** Begin Dataset extract **
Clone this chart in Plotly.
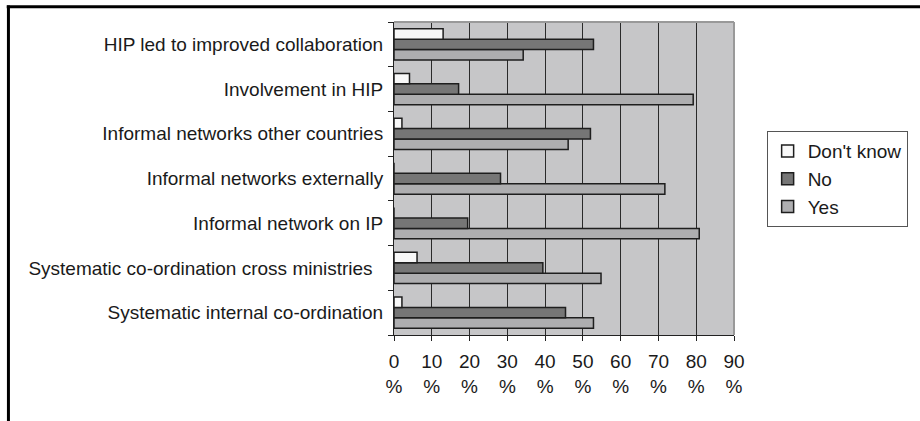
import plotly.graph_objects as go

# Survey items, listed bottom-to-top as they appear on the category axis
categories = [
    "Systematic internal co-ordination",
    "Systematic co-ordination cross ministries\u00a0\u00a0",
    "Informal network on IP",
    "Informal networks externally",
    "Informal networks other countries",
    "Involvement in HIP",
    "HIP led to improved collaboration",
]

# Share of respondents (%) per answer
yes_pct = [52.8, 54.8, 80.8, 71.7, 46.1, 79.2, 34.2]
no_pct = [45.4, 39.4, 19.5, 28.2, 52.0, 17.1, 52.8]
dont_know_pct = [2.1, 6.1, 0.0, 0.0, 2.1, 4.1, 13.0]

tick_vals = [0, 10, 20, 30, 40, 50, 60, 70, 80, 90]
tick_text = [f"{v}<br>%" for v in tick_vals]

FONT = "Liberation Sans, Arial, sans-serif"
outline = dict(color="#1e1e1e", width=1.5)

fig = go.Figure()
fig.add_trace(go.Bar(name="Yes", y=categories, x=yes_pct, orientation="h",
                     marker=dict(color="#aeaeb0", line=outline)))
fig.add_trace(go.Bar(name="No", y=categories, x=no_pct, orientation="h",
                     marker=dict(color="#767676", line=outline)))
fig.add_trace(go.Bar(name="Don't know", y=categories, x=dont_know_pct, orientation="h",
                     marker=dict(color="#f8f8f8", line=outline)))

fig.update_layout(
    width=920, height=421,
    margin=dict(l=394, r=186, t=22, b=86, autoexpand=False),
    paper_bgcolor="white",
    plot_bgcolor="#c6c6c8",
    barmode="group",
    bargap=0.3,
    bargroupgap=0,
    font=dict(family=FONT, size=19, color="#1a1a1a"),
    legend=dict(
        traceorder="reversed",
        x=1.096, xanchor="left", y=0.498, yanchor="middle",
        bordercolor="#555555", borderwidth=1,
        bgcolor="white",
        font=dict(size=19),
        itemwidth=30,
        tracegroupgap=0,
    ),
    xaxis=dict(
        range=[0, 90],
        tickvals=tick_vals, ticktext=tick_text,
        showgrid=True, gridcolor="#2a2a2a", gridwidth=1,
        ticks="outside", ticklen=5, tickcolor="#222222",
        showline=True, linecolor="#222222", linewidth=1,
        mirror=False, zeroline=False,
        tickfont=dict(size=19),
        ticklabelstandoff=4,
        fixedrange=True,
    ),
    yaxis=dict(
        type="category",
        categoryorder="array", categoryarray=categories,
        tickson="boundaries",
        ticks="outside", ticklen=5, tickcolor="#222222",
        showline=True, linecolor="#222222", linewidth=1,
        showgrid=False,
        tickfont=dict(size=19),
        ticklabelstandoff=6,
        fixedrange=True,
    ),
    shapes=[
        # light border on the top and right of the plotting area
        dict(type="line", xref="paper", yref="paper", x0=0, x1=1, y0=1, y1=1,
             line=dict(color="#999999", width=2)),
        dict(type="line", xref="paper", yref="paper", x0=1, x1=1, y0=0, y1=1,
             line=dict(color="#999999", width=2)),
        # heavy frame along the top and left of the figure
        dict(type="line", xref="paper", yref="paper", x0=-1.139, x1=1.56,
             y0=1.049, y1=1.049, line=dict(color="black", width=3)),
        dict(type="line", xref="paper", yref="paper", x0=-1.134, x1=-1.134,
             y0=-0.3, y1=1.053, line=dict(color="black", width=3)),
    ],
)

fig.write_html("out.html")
** End Dataset extract **
Strip out the pictures and quote the remaining data word for word.

[Written response]
Clone this chart in Plotly.
import plotly.graph_objects as go

# Survey items, listed bottom-to-top as they appear on the category axis
categories = [
    "Systematic internal co-ordination",
    "Systematic co-ordination cross ministries\u00a0\u00a0",
    "Informal network on IP",
    "Informal networks externally",
    "Informal networks other countries",
    "Involvement in HIP",
    "HIP led to improved collaboration",
]

# Share of respondents (%) per answer
yes_pct = [52.8, 54.8, 80.8, 71.7, 46.1, 79.2, 34.2]
no_pct = [45.4, 39.4, 19.5, 28.2, 52.0, 17.1, 52.8]
dont_know_pct = [2.1, 6.1, 0.0, 0.0, 2.1, 4.1, 13.0]

tick_vals = [0, 10, 20, 30, 40, 50, 60, 70, 80, 90]
tick_text = [f"{v}<br>%" for v in tick_vals]

FONT = "Liberation Sans, Arial, sans-serif"
outline = dict(color="#1e1e1e", width=1.5)

fig = go.Figure()
fig.add_trace(go.Bar(name="Yes", y=categories, x=yes_pct, orientation="h",
                     marker=dict(color="#aeaeb0", line=outline)))
fig.add_trace(go.Bar(name="No", y=categories, x=no_pct, orientation="h",
                     marker=dict(color="#767676", line=outline)))
fig.add_trace(go.Bar(name="Don't know", y=categories, x=dont_know_pct, orientation="h",
                     marker=dict(color="#f8f8f8", line=outline)))

fig.update_layout(
    width=920, height=421,
    margin=dict(l=394, r=186, t=22, b=86, autoexpand=False),
    paper_bgcolor="white",
    plot_bgcolor="#c6c6c8",
    barmode="group",
    bargap=0.3,
    bargroupgap=0,
    font=dict(family=FONT, size=19, color="#1a1a1a"),
    legend=dict(
        traceorder="reversed",
        x=1.096, xanchor="left", y=0.498, yanchor="middle",
        bordercolor="#555555", borderwidth=1,
        bgcolor="white",
        font=dict(size=19),
        itemwidth=30,
        tracegroupgap=0,
    ),
    xaxis=dict(
        range=[0, 90],
        tickvals=tick_vals, ticktext=tick_text,
        showgrid=True, gridcolor="#2a2a2a", gridwidth=1,
        ticks="outside", ticklen=5, tickcolor="#222222",
        showline=True, linecolor="#222222", linewidth=1,
        mirror=False, zeroline=False,
        tickfont=dict(size=19),
        ticklabelstandoff=4,
        fixedrange=True,
    ),
    yaxis=dict(
        type="category",
        categoryorder="array", categoryarray=categories,
        tickson="boundaries",
        ticks="outside", ticklen=5, tickcolor="#222222",
        showline=True, linecolor="#222222", linewidth=1,
        showgrid=False,
        tickfont=dict(size=19),
        ticklabelstandoff=6,
        fixedrange=True,
    ),
    shapes=[
        # light border on the top and right of the plotting area
        dict(type="line", xref="paper", yref="paper", x0=0, x1=1, y0=1, y1=1,
             line=dict(color="#999999", width=2)),
        dict(type="line", xref="paper", yref="paper", x0=1, x1=1, y0=0, y1=1,
             line=dict(color="#999999", width=2)),
        # heavy frame along the top and left of the figure
        dict(type="line", xref="paper", yref="paper", x0=-1.139, x1=1.56,
             y0=1.049, y1=1.049, line=dict(color="black", width=3)),
        dict(type="line", xref="paper", yref="paper", x0=-1.134, x1=-1.134,
             y0=-0.3, y1=1.053, line=dict(color="black", width=3)),
    ],
)

fig.write_html("out.html")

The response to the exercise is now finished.